Compared to Word2Vec or Skip-Thoughts embeddings, the Doc2Vec embedding is independent of the component embeddings, both in terms of dimension as well as meaning. This is one potential explanation for the unintuitive hierarchical clusters generated by Doc2Vec with a 2-dimensional embedding. However, this also makes it a strong candidate for future exploration for this task, since it can capture more interesting meanings through embeddings.

Conclusion

The results of our project are as follows:

• Determined the applicability of text embedding models to financial statements
• Determined how changing parameters affects the output from our models
• Determined important factors for efficiently running similar models

The goal of our project was to understand how text embedding models work and try applying them to financial documents. For this reason, and the fact that our data was fairly specific, we decided to build models from scratch.
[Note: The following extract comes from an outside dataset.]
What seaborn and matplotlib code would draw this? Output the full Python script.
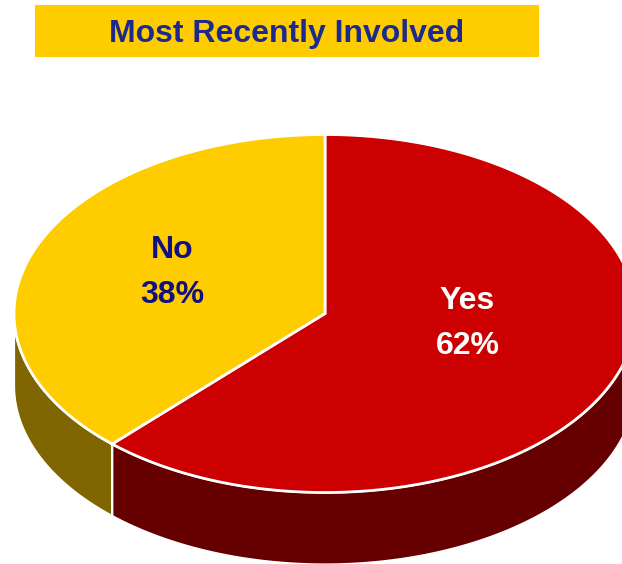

Given our limited time frame, we successfully trained embeddings to represent words, as well as documents. Our output accurately classified 10-K filings by company across multiple years, and it had reasonable success with predicting output words and identifying some cross-industry business similarities like commodities. With more computational power and a fuller and cleaner dataset, these text embedding models could easily be applied to obtain more specific information from the 10-K documents.

References

1. T. Mikolov, et al. “Efficient Estimation of Word Representations in Vector Space.” Arxiv. 2013.
2. T. Mikolov, et al. “Distributed Representations of Words and Phrases and their Compositionality.” NIPS. 2013.
3. Q. Le and T. Mikolov. “Distributed Representations of Sentences and Documents.” ICML. 2014.
4. R. Kiros, et al. “Skip-Thought Vectors.” NIPS. 2015.
5. S. Arora, Y. Liang, and T, Ma. “A Simple but Tough-to-Beat Baseline for Sentence Embeddings.” ICLR. 2017.
6. F. Chollet “Deep Learning with Python.” Manning. 2018.